Question

A uniform electric field of $100\text{V/m}$ is directed at ${30}^{\circ }$ with the positive $\text{x-}$axis as shown in figure. Find the potential difference $V_{BA}$ if $\text{OA}=2\text{m}$ and $\text{OB}=4\text{m}$.
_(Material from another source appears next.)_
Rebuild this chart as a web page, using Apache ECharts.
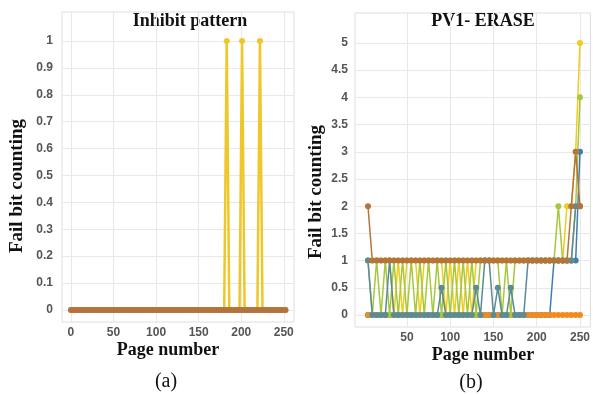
<!DOCTYPE html>
<html>
<head>
<meta charset="utf-8">
<script src="https://cdn.jsdelivr.net/npm/echarts@6/dist/echarts.min.js"></script>
<style>
  html, body { margin: 0; padding: 0; background: #fff; }
  #chart { width: 593px; height: 395px; }
</style>
</head>
<body>
<div id="chart"></div>
<script>
// (a) Inhibit pattern
const pagesA = [
  0, 3, 6, 9, 12, 15, 18, 21, 24, 27, 30, 33, 36, 39, 42, 45, 48, 51, 54, 57,
  60, 63, 66, 69, 72, 75, 78, 81, 84, 87, 90, 93, 96, 99, 102, 105, 108, 111, 114, 117,
  120, 123, 126, 129, 132, 135, 138, 141, 144, 147, 150, 153, 156, 159, 162, 165, 168, 171, 174, 177,
  180, 183, 186, 189, 192, 195, 198, 201, 204, 207, 210, 213, 216, 219, 222, 225, 228, 231, 234, 237,
  240, 243, 246, 249, 252
];
const inhibitYellow = [
  0, 0, 0, 0, 0, 0, 0, 0, 0, 0, 0, 0, 0, 0, 0, 0, 0, 0, 0, 0,
  0, 0, 0, 0, 0, 0, 0, 0, 0, 0, 0, 0, 0, 0, 0, 0, 0, 0, 0, 0,
  0, 0, 0, 0, 0, 0, 0, 0, 0, 0, 0, 0, 0, 0, 0, 0, 0, 0, 0, 0,
  0, 1, 0, 0, 0, 0, 0, 1, 0, 0, 0, 0, 0, 0, 1, 0, 0, 0, 0, 0,
  0, 0, 0, 0, 0
];
const inhibitBrown = [
  0, 0, 0, 0, 0, 0, 0, 0, 0, 0, 0, 0, 0, 0, 0, 0, 0, 0, 0, 0,
  0, 0, 0, 0, 0, 0, 0, 0, 0, 0, 0, 0, 0, 0, 0, 0, 0, 0, 0, 0,
  0, 0, 0, 0, 0, 0, 0, 0, 0, 0, 0, 0, 0, 0, 0, 0, 0, 0, 0, 0,
  0, 0, 0, 0, 0, 0, 0, 0, 0, 0, 0, 0, 0, 0, 0, 0, 0, 0, 0, 0,
  0, 0, 0, 0, 0
];
const ticksA_x = [0, 50, 100, 150, 200, 250];
const ticksA_y = [0, 0.1, 0.2, 0.3, 0.4, 0.5, 0.6, 0.7, 0.8, 0.9, 1];

// (b) PV1- ERASE
const pagesB = [
  5, 10, 15, 20, 25, 30, 35, 40, 45, 50,
  55, 60, 65, 70, 75, 80, 85, 90, 95, 100,
  105, 110, 115, 120, 125, 130, 135, 140, 145, 150,
  155, 160, 165, 170, 175, 180, 185, 190, 195, 200,
  205, 210, 215, 220, 225, 230, 235, 240, 245, 250
];
const eraseBlue = [
  0, 0, 0, 0, 0, 0, 0, 0, 0, 0,
  0, 0, 0, 0, 0, 0, 0, 0, 0, 0,
  0, 0, 0, 0, 0, 0, 0, 0, 0, 0,
  0, 0, 0, 0, 0, 0, 0, 0, 0, 0,
  0, 0, 0, 1, 1, 1, 1, 1, 1, 3
];
const eraseOrange = [
  0, 0, 0, 0, 0, 0, 0, 0, 0, 0,
  0, 0, 0, 0, 0, 0, 0, 0, 0, 0,
  0, 0, 0, 0, 0, 0, 0, 0, 0, 0,
  0, 0, 0, 0, 0, 0, 0, 0, 0, 0,
  0, 0, 0, 0, 0, 0, 0, 0, 0, 0
];
const eraseYellow = [
  1, 1, 1, 1, 1, 1, 0, 1, 0, 1,
  1, 1, 0, 1, 1, 1, 1, 1, 0, 1,
  0, 1, 0, 1, 0, 1, 1, 1, 1, 1,
  1, 1, 1, 1, 1, 1, 1, 1, 1, 1,
  1, 1, 1, 1, 1, 1, 2, 2, 3, 5
];
const eraseGreen = [
  1, 0, 1, 0, 1, 0, 1, 0, 1, 0,
  1, 0, 1, 0, 1, 0, 1, 0, 1, 0,
  1, 0, 1, 0, 1, 0, 1, 1, 1, 1,
  1, 0, 1, 0, 1, 1, 1, 1, 1, 1,
  1, 1, 1, 1, 2, 1, 1, 1, 2, 4
];
const eraseTeal = [
  1, 0, 0, 0, 0, 1, 0, 0, 0, 0,
  0, 0, 0, 0, 0, 0, 0, 0.5, 0, 0,
  0, 0, 0, 0, 0, 0.5, 0, 1, 1, 0,
  0.5, 0, 0, 0.5, 0, 0, 0, 1, 1, 1,
  1, 1, 1, 1, 1, 1, 1, 1, 2, 2
];
const eraseBrown = [
  2, 1, 1, 1, 1, 1, 1, 1, 1, 1,
  1, 1, 1, 1, 1, 1, 1, 1, 1, 1,
  1, 1, 1, 1, 1, 1, 1, 1, 1, 1,
  1, 1, 1, 1, 1, 1, 1, 1, 1, 1,
  1, 1, 1, 1, 1, 1, 1, 2, 3, 2
];
const ticksB_x = [50, 100, 150, 200, 250];
const ticksB_y = [0, 0.5, 1, 1.5, 2, 2.5, 3, 3.5, 4, 4.5, 5];

function zipXY(xs, ys) {
  return xs.map((x, i) => [x, ys[i]]);
}

const labelStyle = {
  color: "#555",
  fontFamily: "Liberation Sans",
  fontWeight: "bold",
  fontSize: 12
};
const gridLine = { show: true, lineStyle: { color: "#e8e8e8", width: 1 } };

function valueAxis(gridIndex, min, max, ticks, margin) {
  return {
    type: "value",
    gridIndex: gridIndex,
    min: min,
    max: max,
    axisLine: { show: false },
    axisTick: { show: false, customValues: ticks },
    axisLabel: Object.assign({ customValues: ticks, margin: margin }, labelStyle),
    splitLine: gridLine
  };
}

function lineSeries(name, xi, yi, xs, ys, color, lw, size) {
  return {
    name: name,
    type: "line",
    xAxisIndex: xi,
    yAxisIndex: yi,
    data: zipXY(xs, ys),
    symbol: "circle",
    symbolSize: size,
    clip: false,
    lineStyle: { color: color, width: lw },
    itemStyle: { color: color },
    emphasis: { disabled: true }
  };
}

const chart = echarts.init(document.getElementById("chart"), null, { renderer: "canvas" });

const serif = "Liberation Serif";
const option = {
  animation: false,
  backgroundColor: "#fff",
  grid: [
    { left: 62, right: 299, top: 12, bottom: 73, show: true, borderColor: "#dedede", borderWidth: 1 },
    { left: 355, right: 1, top: 13, bottom: 68, show: true, borderColor: "#dedede", borderWidth: 1 }
  ],
  xAxis: [
    valueAxis(0, -10.5, 262, ticksA_x, 5),
    valueAxis(1, -10, 262, ticksB_x, 5)
  ],
  yAxis: [
    valueAxis(0, -0.045, 1.108, ticksA_y, 9),
    valueAxis(1, -0.22, 5.55, ticksB_y, 7)
  ],
  graphic: [
    { type: "text", x: 190, y: 21, style: { text: "Inhibit pattern", font: "bold 18px " + serif, fill: "#111", textAlign: "center", textVerticalAlign: "middle" } },
    { type: "text", x: 483, y: 21, style: { text: "PV1- ERASE", font: "bold 18px " + serif, fill: "#111", textAlign: "center", textVerticalAlign: "middle" } },
    { type: "text", x: 17, y: 186, rotation: Math.PI / 2, style: { text: "Fail bit counting", font: "bold 19px " + serif, fill: "#111", textAlign: "center", textVerticalAlign: "middle" } },
    { type: "text", x: 316, y: 192, rotation: Math.PI / 2, style: { text: "Fail bit counting", font: "bold 19px " + serif, fill: "#111", textAlign: "center", textVerticalAlign: "middle" } },
    { type: "text", x: 168, y: 350, style: { text: "Page number", font: "bold 18px " + serif, fill: "#111", textAlign: "center", textVerticalAlign: "middle" } },
    { type: "text", x: 483, y: 355, style: { text: "Page number", font: "bold 18px " + serif, fill: "#111", textAlign: "center", textVerticalAlign: "middle" } },
    { type: "text", x: 166, y: 382, style: { text: "(a)", font: "20px " + serif, fill: "#111", textAlign: "center", textVerticalAlign: "middle" } },
    { type: "text", x: 471, y: 383, style: { text: "(b)", font: "20px " + serif, fill: "#111", textAlign: "center", textVerticalAlign: "middle" } }
  ],
  series: [
    lineSeries("inhibit-yellow", 0, 0, pagesA, inhibitYellow, "#efc72a", 2.5, 6),
    lineSeries("inhibit-brown", 0, 0, pagesA, inhibitBrown, "#b2733f", 2, 6),
    lineSeries("erase-blue", 1, 1, pagesB, eraseBlue, "#3f7db4", 1.5, 6),
    lineSeries("erase-orange", 1, 1, pagesB, eraseOrange, "#f28a1e", 1.5, 6),
    lineSeries("erase-yellow", 1, 1, pagesB, eraseYellow, "#f1cb1f", 1.5, 6),
    lineSeries("erase-green", 1, 1, pagesB, eraseGreen, "#a6c83c", 1.5, 6),
    lineSeries("erase-teal", 1, 1, pagesB, eraseTeal, "#5a8b96", 1.5, 6),
    lineSeries("erase-brown", 1, 1, pagesB, eraseBrown, "#b5743c", 1.5, 6)
  ]
};

chart.setOption(option);
</script>
</body>
</html>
• A. $50(2+\sqrt{3})\text{V}$
• B. $-200(2+\sqrt{3})\text{V}$
• C. $-100(2+\sqrt{3})\text{V}$
• D. $-300(2+\sqrt{3})\text{V}$

Answer 1

The correct option is C $-100(2+\sqrt{3})\text{V}$

$\text{Method 1:}$
The given electric field in vector form can be written as
$\overrightarrow{E}=(100\cos {30}^{\circ }\hat{i}+100\sin {30}^{\circ }\hat{j})\text{V/m}$

$\therefore \overrightarrow{E}=(50\sqrt{3}\hat{i}+50\hat{j})\text{V/m}$

Given points, $A=(-2,0,0)\text{m}$
and $B=(0,4,0)\text{m}$

We know that,
$V_{BA}=V_B-V_A=-{\int }_A^{B}E.dr$

Now, substituting the values,

$\Rightarrow V_{BA}=-{\int }_{(-2,0,0)}^{(0,4,0)}(50\sqrt{3}\hat{i}+50\hat{j}).(dx\hat{i}+dy\hat{j}+dz\hat{k})$

$\Rightarrow V_{BA}=-{[50\sqrt{3}x+50y]}_{(-2,0,0)}^{(0,4,0)}$

$\Rightarrow V_{BA}=-\left[50\sqrt{3}\right(0-(-2))+50(4-0\left)\right]\text{V}$

$\therefore V_{BA}=-100(\sqrt{3}+2)\text{V}$

$\text{Method 2:}$
We can also use, $V_B-V_A=-E.d_{AB}$

with the view that $V_A>V_B$ or $V_B-V_A$ will be negative.

From figure,

$d_{AB}=OA\cos {30}^{\circ }+OB\sin {30}^{\circ }$

$\therefore d_{AB}=2\times \frac{\sqrt{3}}{2}+4\times \frac{1}{2}=(\sqrt{3}+2)$

$\therefore V_B-V_A=-E{d}_{AB}=-100(2+\sqrt{3})$

Hence, option (c) is correct answer.